Contrary to popular wisdom, expressing anger is not healthy, says Weill Cornell psychologist Robert Allan

NEW YORK -- Despite popular myth, expressing anger is not healthy -- it will only make a bad situation worse for most people, in most circumstances, according to a new book, "Getting Control of Your Anger: A Clinically Proven, Three-Step Plan for Getting to the Root of the Problem and Resolving It" (McGraw-Hill, 2006) by Robert Allan, a noted clinical psychologist at NewYork-Presbyterian Hospital/Weill Cornell Medical Center.

The book outlines ways to stop alienating loved ones, live a happier, healthier life, and reduce the likelihood of a heart attack or stroke.

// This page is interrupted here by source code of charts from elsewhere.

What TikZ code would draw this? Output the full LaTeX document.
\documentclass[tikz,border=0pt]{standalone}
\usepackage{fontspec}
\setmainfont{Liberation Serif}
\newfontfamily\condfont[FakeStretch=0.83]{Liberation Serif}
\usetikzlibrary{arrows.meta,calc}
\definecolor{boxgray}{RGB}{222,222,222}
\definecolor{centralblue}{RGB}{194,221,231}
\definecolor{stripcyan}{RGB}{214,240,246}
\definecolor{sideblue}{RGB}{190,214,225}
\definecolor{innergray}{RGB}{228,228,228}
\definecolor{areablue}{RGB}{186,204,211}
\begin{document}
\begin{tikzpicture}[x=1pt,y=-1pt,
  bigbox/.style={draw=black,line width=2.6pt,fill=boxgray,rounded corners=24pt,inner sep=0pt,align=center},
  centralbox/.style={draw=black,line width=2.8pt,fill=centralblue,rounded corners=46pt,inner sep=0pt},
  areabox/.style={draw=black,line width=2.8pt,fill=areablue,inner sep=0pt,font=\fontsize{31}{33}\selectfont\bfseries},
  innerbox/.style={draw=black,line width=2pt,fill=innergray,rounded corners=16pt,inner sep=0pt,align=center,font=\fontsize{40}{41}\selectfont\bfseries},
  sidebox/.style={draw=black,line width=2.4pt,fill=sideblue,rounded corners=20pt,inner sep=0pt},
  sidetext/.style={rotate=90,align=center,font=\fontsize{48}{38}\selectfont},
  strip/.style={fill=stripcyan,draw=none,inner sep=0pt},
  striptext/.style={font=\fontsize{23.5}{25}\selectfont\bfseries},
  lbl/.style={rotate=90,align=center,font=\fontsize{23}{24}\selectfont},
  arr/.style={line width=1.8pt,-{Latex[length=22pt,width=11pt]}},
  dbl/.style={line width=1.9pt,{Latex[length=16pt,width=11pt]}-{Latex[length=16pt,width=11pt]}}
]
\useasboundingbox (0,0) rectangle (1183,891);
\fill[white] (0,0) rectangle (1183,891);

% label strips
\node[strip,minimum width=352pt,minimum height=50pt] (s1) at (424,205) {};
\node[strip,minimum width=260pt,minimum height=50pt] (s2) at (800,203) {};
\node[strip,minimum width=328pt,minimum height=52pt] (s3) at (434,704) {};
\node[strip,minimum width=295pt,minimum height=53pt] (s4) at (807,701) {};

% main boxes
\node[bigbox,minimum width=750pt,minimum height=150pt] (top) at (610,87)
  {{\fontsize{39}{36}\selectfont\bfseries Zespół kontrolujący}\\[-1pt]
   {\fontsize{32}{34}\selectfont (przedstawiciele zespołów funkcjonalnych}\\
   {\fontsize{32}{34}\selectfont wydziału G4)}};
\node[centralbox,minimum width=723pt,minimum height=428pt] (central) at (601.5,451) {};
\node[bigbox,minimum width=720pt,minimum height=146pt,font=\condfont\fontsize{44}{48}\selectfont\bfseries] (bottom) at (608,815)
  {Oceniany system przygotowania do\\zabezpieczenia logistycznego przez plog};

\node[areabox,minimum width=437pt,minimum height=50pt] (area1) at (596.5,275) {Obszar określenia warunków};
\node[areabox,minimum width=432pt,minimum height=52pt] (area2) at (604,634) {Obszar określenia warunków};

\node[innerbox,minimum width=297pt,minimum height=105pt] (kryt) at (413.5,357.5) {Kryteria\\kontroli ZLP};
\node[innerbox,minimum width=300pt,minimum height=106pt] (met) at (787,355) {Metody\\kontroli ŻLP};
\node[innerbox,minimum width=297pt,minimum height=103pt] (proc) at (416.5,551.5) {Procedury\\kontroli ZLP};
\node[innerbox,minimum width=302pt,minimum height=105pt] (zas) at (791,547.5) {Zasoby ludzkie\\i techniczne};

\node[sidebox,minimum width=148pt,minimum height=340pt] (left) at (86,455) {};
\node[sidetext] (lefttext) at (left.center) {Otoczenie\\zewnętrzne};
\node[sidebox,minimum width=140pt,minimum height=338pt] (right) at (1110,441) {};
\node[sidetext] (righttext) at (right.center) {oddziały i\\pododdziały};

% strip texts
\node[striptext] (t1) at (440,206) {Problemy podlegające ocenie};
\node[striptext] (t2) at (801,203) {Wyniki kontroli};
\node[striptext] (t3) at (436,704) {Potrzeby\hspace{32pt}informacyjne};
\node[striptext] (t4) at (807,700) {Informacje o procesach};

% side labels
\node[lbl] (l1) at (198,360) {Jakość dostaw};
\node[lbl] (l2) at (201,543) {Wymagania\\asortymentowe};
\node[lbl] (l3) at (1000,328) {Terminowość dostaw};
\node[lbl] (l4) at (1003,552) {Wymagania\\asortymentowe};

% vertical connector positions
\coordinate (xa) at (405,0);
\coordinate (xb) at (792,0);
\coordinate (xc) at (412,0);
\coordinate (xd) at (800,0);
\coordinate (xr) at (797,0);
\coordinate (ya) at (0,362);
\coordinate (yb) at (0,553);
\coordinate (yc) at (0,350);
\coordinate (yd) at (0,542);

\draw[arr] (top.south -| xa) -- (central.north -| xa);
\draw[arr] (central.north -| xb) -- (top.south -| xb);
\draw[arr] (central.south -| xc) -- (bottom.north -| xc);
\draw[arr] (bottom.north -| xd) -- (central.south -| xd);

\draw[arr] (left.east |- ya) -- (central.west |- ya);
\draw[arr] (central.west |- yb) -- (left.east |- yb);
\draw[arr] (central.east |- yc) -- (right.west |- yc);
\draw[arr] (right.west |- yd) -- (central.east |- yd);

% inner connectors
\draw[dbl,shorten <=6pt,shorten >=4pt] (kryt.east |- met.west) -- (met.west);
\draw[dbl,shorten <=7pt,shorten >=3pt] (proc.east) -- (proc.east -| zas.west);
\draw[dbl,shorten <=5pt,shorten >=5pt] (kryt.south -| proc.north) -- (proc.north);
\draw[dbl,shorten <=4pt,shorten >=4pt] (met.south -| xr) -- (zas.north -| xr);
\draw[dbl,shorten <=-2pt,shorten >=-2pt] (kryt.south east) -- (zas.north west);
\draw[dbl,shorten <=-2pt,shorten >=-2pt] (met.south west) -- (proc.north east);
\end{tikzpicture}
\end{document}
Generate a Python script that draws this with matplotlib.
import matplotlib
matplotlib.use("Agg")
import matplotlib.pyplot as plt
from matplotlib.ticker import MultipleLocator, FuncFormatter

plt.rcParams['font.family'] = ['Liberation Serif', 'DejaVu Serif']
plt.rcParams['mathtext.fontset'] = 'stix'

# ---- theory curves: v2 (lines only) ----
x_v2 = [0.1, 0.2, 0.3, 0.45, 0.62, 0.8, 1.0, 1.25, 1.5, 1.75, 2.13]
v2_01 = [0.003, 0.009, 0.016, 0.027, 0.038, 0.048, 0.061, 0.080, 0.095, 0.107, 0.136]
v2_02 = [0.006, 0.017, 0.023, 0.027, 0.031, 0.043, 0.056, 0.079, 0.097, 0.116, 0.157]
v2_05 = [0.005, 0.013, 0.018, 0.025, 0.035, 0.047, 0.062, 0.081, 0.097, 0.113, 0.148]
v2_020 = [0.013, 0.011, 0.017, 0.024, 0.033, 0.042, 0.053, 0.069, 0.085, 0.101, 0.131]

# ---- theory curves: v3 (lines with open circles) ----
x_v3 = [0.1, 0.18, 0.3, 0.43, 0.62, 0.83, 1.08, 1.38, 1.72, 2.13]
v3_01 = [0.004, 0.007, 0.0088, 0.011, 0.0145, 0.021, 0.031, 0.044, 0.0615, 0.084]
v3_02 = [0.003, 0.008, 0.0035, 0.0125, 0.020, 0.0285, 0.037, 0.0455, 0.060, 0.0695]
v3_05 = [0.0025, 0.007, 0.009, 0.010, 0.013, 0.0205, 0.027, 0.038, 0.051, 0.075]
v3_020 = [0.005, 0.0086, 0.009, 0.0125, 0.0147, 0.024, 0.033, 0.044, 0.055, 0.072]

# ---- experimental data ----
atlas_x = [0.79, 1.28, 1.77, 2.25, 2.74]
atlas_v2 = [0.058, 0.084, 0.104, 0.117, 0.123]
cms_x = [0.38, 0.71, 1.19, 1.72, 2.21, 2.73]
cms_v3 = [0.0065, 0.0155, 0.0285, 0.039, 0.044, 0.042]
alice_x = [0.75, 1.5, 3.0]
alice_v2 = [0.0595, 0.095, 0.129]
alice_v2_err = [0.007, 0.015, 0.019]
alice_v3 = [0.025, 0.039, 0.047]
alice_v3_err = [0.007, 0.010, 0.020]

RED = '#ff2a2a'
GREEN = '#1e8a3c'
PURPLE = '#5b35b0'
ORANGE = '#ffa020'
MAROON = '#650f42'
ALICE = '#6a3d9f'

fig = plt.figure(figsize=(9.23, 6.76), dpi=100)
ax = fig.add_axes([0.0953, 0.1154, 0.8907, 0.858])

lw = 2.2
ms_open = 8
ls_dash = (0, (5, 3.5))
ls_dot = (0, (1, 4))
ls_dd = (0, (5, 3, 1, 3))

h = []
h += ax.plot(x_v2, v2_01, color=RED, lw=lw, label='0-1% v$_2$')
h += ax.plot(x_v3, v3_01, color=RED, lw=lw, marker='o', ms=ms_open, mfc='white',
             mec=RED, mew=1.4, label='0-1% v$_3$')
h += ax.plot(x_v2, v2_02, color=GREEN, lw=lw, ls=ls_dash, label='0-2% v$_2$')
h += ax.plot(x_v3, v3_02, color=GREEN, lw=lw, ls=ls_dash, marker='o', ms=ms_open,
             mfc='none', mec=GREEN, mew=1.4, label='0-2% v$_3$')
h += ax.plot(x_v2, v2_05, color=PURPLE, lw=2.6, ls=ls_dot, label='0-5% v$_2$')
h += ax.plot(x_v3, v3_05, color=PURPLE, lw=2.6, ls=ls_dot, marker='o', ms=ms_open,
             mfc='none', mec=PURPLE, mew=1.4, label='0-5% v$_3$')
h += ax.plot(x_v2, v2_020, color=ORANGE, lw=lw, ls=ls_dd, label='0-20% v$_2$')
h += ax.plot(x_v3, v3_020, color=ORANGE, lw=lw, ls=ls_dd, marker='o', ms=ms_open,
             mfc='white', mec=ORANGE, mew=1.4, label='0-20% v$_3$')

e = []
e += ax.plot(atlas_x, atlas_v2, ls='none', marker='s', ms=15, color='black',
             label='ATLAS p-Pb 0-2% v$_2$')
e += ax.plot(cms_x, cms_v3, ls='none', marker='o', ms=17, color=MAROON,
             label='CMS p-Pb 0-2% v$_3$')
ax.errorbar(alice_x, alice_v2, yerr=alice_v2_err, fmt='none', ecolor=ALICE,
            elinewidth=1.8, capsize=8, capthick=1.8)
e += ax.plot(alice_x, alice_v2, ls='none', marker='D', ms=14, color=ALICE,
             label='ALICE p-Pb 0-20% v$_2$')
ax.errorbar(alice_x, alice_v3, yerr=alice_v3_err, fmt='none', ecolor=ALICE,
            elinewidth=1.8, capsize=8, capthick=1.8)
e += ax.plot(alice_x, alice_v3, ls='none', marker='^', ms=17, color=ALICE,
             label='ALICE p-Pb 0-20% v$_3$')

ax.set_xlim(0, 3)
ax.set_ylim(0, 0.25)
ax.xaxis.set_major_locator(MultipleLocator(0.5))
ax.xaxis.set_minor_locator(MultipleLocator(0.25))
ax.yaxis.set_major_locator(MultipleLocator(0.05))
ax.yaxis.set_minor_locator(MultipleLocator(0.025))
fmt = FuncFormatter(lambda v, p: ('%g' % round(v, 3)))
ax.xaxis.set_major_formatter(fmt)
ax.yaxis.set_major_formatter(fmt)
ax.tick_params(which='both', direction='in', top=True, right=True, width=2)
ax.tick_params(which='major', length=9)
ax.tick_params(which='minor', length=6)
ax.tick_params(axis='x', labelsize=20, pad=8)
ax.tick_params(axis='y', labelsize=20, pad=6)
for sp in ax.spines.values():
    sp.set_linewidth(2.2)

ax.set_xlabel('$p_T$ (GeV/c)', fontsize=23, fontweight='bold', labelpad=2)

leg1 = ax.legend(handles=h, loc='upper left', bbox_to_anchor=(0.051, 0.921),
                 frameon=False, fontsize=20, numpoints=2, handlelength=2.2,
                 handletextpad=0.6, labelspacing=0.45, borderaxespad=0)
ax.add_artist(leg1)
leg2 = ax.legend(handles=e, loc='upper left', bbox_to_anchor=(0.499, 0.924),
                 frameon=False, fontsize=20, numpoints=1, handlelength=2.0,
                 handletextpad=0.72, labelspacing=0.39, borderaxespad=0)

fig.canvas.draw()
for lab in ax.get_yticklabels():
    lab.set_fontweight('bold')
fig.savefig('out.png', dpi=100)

"Often anger runs in families, passed down from father to son and mother to daughter. There are several proven strategies and tools that help people break this destructive cycle and get control of their anger," says Allan, clinical assistant professor of psychology in psychiatry at Weill Cornell and assistant attending psychologist at New York-Presbyterian Hospital/Weill Cornell.

Allan, an expert in the subject for nearly three decades, helps anger-prone people discover the reasons for their outbursts. Reasons for anger are often tied to fundamental needs, some of which we are only dimly aware, such as respect and territory. By dealing with these needs directly, he writes, we will be better able to manage anger.

One of those needs is to identify "the hook," a term Allan uses as a powerful metaphor to defuse situations by recognizing the good reasons we get angry (such as injustice and incompetence) as "tasty-looking bait" for the fishhook of anger. Allan's method helps people to "swim on by," that is, not get "hooked" by their own anger.

The hook was rated the single most important tool by the participants of the Recurrent Coronary Prevention Project, a large clinical trial for treating type-A behavior that reduced second heart attack rates by 44 percent.

Allan is a leading expert in the field of anger management and a specialist in coronary risk reduction. He is the recipient of the 2002 Timothy A. Jeffrey Award for "outstanding contributions to clinical health psychology" from the American Psychological Association, which published his first book, "Heart and Mind: The Practice of Cardiac Psychology." Allan received a Ph.D. from New York University.